Aim of the task ▸ From the first line of the listing below to the line with "const schemes = ['PSFL','FedAvg','FTTQ','STC','FedPAQ'];", print each line exactly, and nothing more. Leave out the pictures.
>> Begin
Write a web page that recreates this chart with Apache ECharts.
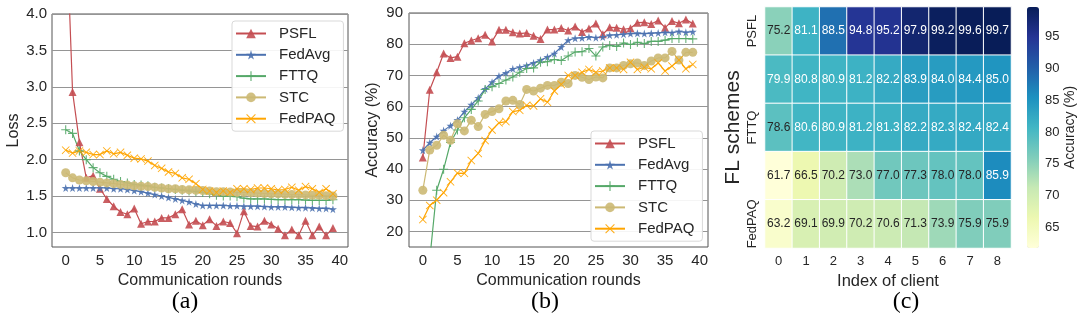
<!DOCTYPE html>
<html><head><meta charset="utf-8">
<script src="https://cdn.jsdelivr.net/npm/echarts@6/dist/echarts.min.js"></script>
<style>html,body{margin:0;padding:0;background:#fff}#c{width:1080px;height:336px}</style>
</head><body><div id="c"></div>
<script>
const rounds = [0,1,2,3,4,5,6,7,8,9,10,11,12,13,14,15,16,17,18,19,20,21,22,23,24,25,26,27,28,29,30,31,32,33,34,35,36,37,38,39];
const schemes = ['PSFL','FedAvg','FTTQ','STC','FedPAQ'];

// Panel (a): loss
const lossPSFL   = [5.5,2.93,2.24,1.75,1.78,1.6,1.46,1.36,1.28,1.25,1.33,1.12,1.15,1.15,1.2,1.2,1.25,1.32,1.11,1.16,1.10,1.18,1.09,1.15,1.13,0.99,1.29,1.09,1.08,1.16,1.11,1.05,0.96,1.04,0.96,1.16,0.96,1.08,0.96,1.06];
const lossFedAvg = [1.61,1.61,1.61,1.61,1.61,1.61,1.61,1.60,1.60,1.59,1.575,1.56,1.54,1.52,1.50,1.48,1.46,1.44,1.42,1.39,1.37,1.37,1.37,1.37,1.365,1.365,1.36,1.36,1.36,1.355,1.35,1.35,1.35,1.345,1.34,1.34,1.335,1.33,1.33,1.32];
const lossFTTQ   = [2.41,2.36,2.12,2.0,1.89,1.82,1.77,1.73,1.70,1.68,1.66,1.65,1.64,1.62,1.61,1.60,1.59,1.58,1.57,1.56,1.55,1.53,1.51,1.50,1.50,1.49,1.47,1.46,1.46,1.46,1.455,1.45,1.45,1.45,1.45,1.445,1.44,1.44,1.44,1.45];
const lossSTC    = [1.82,1.75,1.72,1.71,1.70,1.69,1.68,1.67,1.66,1.65,1.64,1.635,1.63,1.62,1.61,1.60,1.60,1.59,1.585,1.58,1.575,1.57,1.56,1.56,1.555,1.55,1.55,1.545,1.54,1.535,1.53,1.53,1.525,1.52,1.52,1.515,1.51,1.51,1.505,1.50];
const lossFedPAQ = [2.13,2.09,2.12,2.10,2.07,2.07,2.12,2.08,2.10,2.06,2.02,2.01,1.98,1.92,1.88,1.83,1.81,1.75,1.73,1.67,1.59,1.57,1.55,1.57,1.55,1.60,1.60,1.59,1.61,1.61,1.60,1.58,1.59,1.62,1.58,1.63,1.60,1.55,1.60,1.53];

// Panel (b): accuracy
const accPSFL   = [43.7,65.4,71.0,77.0,75.6,76.0,80.3,81.2,81.9,83.0,80.9,84.6,84.6,83.8,83.4,83.6,82.7,81.7,84.7,84.7,85.2,84.4,85.7,83.9,85.0,86.6,83.2,85.4,85.3,84.8,85.1,86.9,87.0,86.5,87.6,85.3,87.4,86.7,87.9,86.6];
const accFedAvg = [46.0,48.4,50.4,52.3,53.9,55.7,58.4,60.6,62.8,65.7,67.8,69.8,70.8,72.1,72.6,73.2,74.0,74.9,75.9,77.0,79.1,81.3,81.9,82.0,82.3,82.1,82.3,82.9,83.0,83.2,83.4,83.5,83.4,83.5,83.6,83.8,83.7,84.1,83.8,84.0];
const accFTTQ   = [9.0,11.0,33.2,39.9,48.5,52.5,56.4,59.1,61.8,65.5,66.4,67.4,68.5,69.5,71.0,72.2,72.4,74.2,74.4,75.1,74.8,76.2,77.5,77.6,78.6,76.2,79.1,79.6,79.3,80.4,79.9,80.6,80.2,80.9,80.9,81.3,81.8,81.8,81.8,81.7];
const accSTC    = [33.2,46.1,47.6,50.8,49.2,54.5,52.2,55.6,53.6,57.5,58.4,59.3,61.8,62.0,60.7,65.5,65.0,65.9,66.8,66.8,67.8,67.4,70.0,69.4,68.7,69.5,69.2,72.4,72.4,73.2,73.7,74.0,73.2,74.6,75.6,75.6,77.7,74.9,77.4,77.4];
const accFedPAQ = [23.8,28.3,30.0,32.4,35.9,38.7,38.6,42.7,45.0,49.1,52.5,54.8,55.2,58.4,58.8,60.4,60.2,62.5,61.4,65.0,67.1,70.0,70.0,71.0,71.9,71.0,71.4,72.4,72.4,71.9,74.2,71.9,72.6,72.1,74.0,71.4,73.0,74.9,72.1,73.5];

// Panel (c): heatmap
const clients = ['0','1','2','3','4','5','6','7','8'];
const heatPSFL   = [75.2,81.1,88.5,94.8,95.2,97.9,99.2,99.6,99.7];
const heatFedAvg = [79.9,80.8,80.9,81.2,82.2,83.9,84.0,84.4,85.0];
const heatFTTQ   = [78.6,80.6,80.9,81.2,81.3,82.2,82.3,82.4,82.4];
const heatSTC    = [61.7,66.5,70.2,73.0,77.0,77.3,78.0,78.0,85.9];
const heatFedPAQ = [63.2,69.1,69.9,70.2,70.6,71.3,73.9,75.9,75.9];
const colorbarTicks = [65,70,75,80,85,90,95];

const lossData = {PSFL:lossPSFL, FedAvg:lossFedAvg, FTTQ:lossFTTQ, STC:lossSTC, FedPAQ:lossFedPAQ};
const accData = {PSFL:accPSFL, FedAvg:accFedAvg, FTTQ:accFTTQ, STC:accSTC, FedPAQ:accFedPAQ};
const heatRows = [heatPSFL, heatFedAvg, heatFTTQ, heatSTC, heatFedPAQ];

const FONT = '"Liberation Sans", Arial, sans-serif';
const TXT = '#262626';
const T = 'rgba(0,0,0,0)';
const GRIDC = '#959595';
const STAR = 'path://M50,0 L61,35 L98,35 L68,57 L79,91 L50,70 L21,91 L32,57 L2,35 L39,35 Z';
const PLUS = 'path://M4.4,0 H5.6 V4.4 H10 V5.6 H5.6 V10 H4.4 V5.6 H0 V4.4 H4.4 Z';
const XMARK = 'path://M0.8,0 L5,4.2 L9.2,0 L10,0.8 L5.8,5 L10,9.2 L9.2,10 L5,5.8 L0.8,10 L0,9.2 L4.2,5 L0,0.8 Z';
const sty = {
  PSFL:   {color:'#c44e52', symbol:'triangle', size:8},
  FedAvg: {color:'#4c72b0', symbol:STAR, size:8},
  FTTQ:   {color:'#55a868', symbol:PLUS, size:9},
  STC:    {color:'#ccb974', symbol:'circle', size:9},
  FedPAQ: {color:'#ffa500', symbol:XMARK, size:8}
};
const YlGnBu = ['#ffffd9','#edf8b1','#c7e9b4','#7fcdbb','#41b6c4','#1d91c0','#225ea8','#253494','#081d58'];

function lineSeries(name, vals, idx) {
  const s = sty[name];
  return {
    name, type:'line', xAxisIndex: idx, yAxisIndex: idx,
    data: rounds.map((r, i) => [r, vals[i]]),
    symbol: s.symbol, symbolSize: s.size, showAllSymbol: true,
    lineStyle: {color: s.color, width: 1.2},
    itemStyle: {color: s.color, opacity: 0.9},
    clip: true, z: 3
  };
}

const series = [];
schemes.forEach(n => series.push(lineSeries(n, lossData[n], 0)));
schemes.forEach(n => series.push(lineSeries(n, accData[n], 1)));

const heatData = [];
heatRows.forEach((row, yi) => row.forEach((v, xi) => {
  heatData.push({value:[xi, yi, v], label:{color: v >= 79 ? '#ffffff' : TXT}});
}));
series.push({
  type:'heatmap', xAxisIndex:2, yAxisIndex:2, data: heatData,
  label:{show:true, fontSize:12, fontFamily:FONT, formatter: p => p.value[2].toFixed(1)},
  itemStyle:{borderColor:'#ffffff', borderWidth:1},
  emphasis:{disabled:true}
});

function legendCfg(left, top) {
  return {
    left, top, orient:'vertical', data: schemes, selectedMode:false,
    itemWidth:30, itemHeight:12, itemGap:6.3,
    padding:[5,8,5,3],
    backgroundColor:'rgba(255,255,255,0.9)', borderColor:'#d9d9d9', borderWidth:1, borderRadius:3,
    textStyle:{fontSize:15, color:TXT, fontFamily:FONT, padding:[0,0,0,8]}
  };
}

const axisLabelBase = {fontSize:15, color:TXT, fontFamily:FONT};
const nameStyle = {fontSize:16, color:TXT, fontFamily:FONT};

const option = {
  animation:false,
  textStyle:{fontFamily:FONT},
  grid:[
    {left:52, top:14, width:296, height:233, show:true, borderColor:'#555', borderWidth:1, backgroundColor:'#fff'},
    {left:409, top:13, width:299, height:234, show:true, borderColor:'#555', borderWidth:1, backgroundColor:'#fff'},
    {left:765, top:7, width:246, height:241},
    {left:1027, top:7, width:12, height:241}
  ],
  xAxis:[
    {gridIndex:0, type:'value', min:-2, max:41.2, interval:1,
     axisLine:{show:false}, axisTick:{show:false}, splitLine:{show:false},
     axisLabel:Object.assign({margin:6, formatter: v => (v % 5 === 0 && v >= 0 && v <= 40) ? String(v) : ''}, axisLabelBase),
     name:'Communication rounds', nameLocation:'middle', nameGap:22, nameTextStyle:nameStyle},
    {gridIndex:1, type:'value', min:-2, max:41.2, interval:1,
     axisLine:{show:false}, axisTick:{show:false}, splitLine:{show:false},
     axisLabel:Object.assign({margin:6, formatter: v => (v % 5 === 0 && v >= 0 && v <= 40) ? String(v) : ''}, axisLabelBase),
     name:'Communication rounds', nameLocation:'middle', nameGap:22, nameTextStyle:nameStyle},
    {gridIndex:2, type:'category', data:clients,
     axisLine:{show:false}, axisTick:{show:false}, splitLine:{show:false},
     axisLabel:{fontSize:13, color:TXT, fontFamily:FONT, margin:7},
     name:'Index of client', nameLocation:'middle', nameGap:22, nameTextStyle:{fontSize:16.5, color:TXT, fontFamily:FONT}},
    {gridIndex:3, type:'value', show:false, min:0, max:1}
  ],
  yAxis:[
    {gridIndex:0, type:'value', min:0.8, max:4.0, interval:0.1,
     axisLine:{show:false}, axisTick:{show:false},
     splitLine:{show:true, lineStyle:{color:[T,T,GRIDC,T,T], width:1.2}},
     axisLabel:Object.assign({margin:5, formatter: v => { const r = Math.round(v*10)/10; return (Math.abs(r*2 - Math.round(r*2)) < 1e-6 && r >= 1) ? r.toFixed(1) : ''; }}, axisLabelBase),
     name:'Loss', nameLocation:'middle', nameGap:30, nameRotate:90, nameTextStyle:nameStyle},
    {gridIndex:1, type:'value', min:15, max:90, interval:5,
     axisLine:{show:false}, axisTick:{show:false},
     splitLine:{show:true, lineStyle:{color:[T,GRIDC], width:1.2}},
     axisLabel:Object.assign({margin:6, formatter: v => (v % 10 === 0 && v >= 20) ? String(v) : ''}, axisLabelBase),
     name:'Accuracy (%)', nameLocation:'middle', nameGap:28, nameRotate:90, nameTextStyle:nameStyle},
    {gridIndex:2, type:'category', data:schemes, inverse:true,
     axisLine:{show:false}, axisTick:{show:false}, splitLine:{show:false},
     axisLabel:{fontSize:13, color:TXT, fontFamily:FONT, rotate:90, margin:6},
     name:'FL schemes', nameLocation:'middle', nameGap:21, nameRotate:90, nameTextStyle:{fontSize:21, color:TXT, fontFamily:FONT}},
    {gridIndex:3, type:'value', position:'right', min:61.7, max:99.7,
     axisLine:{show:false}, splitLine:{show:false},
     axisTick:{show:true, length:4, lineStyle:{color:'#333'}, customValues:colorbarTicks},
     axisLabel:{fontSize:13, color:TXT, fontFamily:FONT, margin:6, customValues:colorbarTicks},
     name:'Accuracy (%)', nameLocation:'middle', nameGap:21, nameRotate:90, nameTextStyle:{fontSize:14, color:TXT, fontFamily:FONT}}
  ],
  legend:[legendCfg(232, 21), legendCfg(591, 131)],
  visualMap:{type:'continuous', seriesIndex:10, min:61.7, max:99.7, inRange:{color:YlGnBu},
    left:1027, top:7, itemWidth:12, itemHeight:241, padding:0, calculable:false, hoverLink:false, show:true},
  graphic:[
    {type:'text', x:185, y:302, style:{text:'(a)', font:'24px "Liberation Serif", serif', fill:'#000', align:'center', verticalAlign:'middle', textAlign:'center', textVerticalAlign:'middle'}},
    {type:'text', x:545, y:302, style:{text:'(b)', font:'24px "Liberation Serif", serif', fill:'#000', align:'center', verticalAlign:'middle', textAlign:'center', textVerticalAlign:'middle'}},
    {type:'text', x:906, y:302, style:{text:'(c)', font:'24px "Liberation Serif", serif', fill:'#000', align:'center', verticalAlign:'middle', textAlign:'center', textVerticalAlign:'middle'}}
  ],
  series
};
const chart = echarts.init(document.getElementById('c'), null, {renderer:'canvas'});
chart.setOption(option);
</script></body></html>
>> End
Final result ▸
Write a web page that recreates this chart with Apache ECharts.
<!DOCTYPE html>
<html><head><meta charset="utf-8">
<script src="https://cdn.jsdelivr.net/npm/echarts@6/dist/echarts.min.js"></script>
<style>html,body{margin:0;padding:0;background:#fff}#c{width:1080px;height:336px}</style>
</head><body><div id="c"></div>
<script>
const rounds = [0,1,2,3,4,5,6,7,8,9,10,11,12,13,14,15,16,17,18,19,20,21,22,23,24,25,26,27,28,29,30,31,32,33,34,35,36,37,38,39];
const schemes = ['PSFL','FedAvg','FTTQ','STC','FedPAQ'];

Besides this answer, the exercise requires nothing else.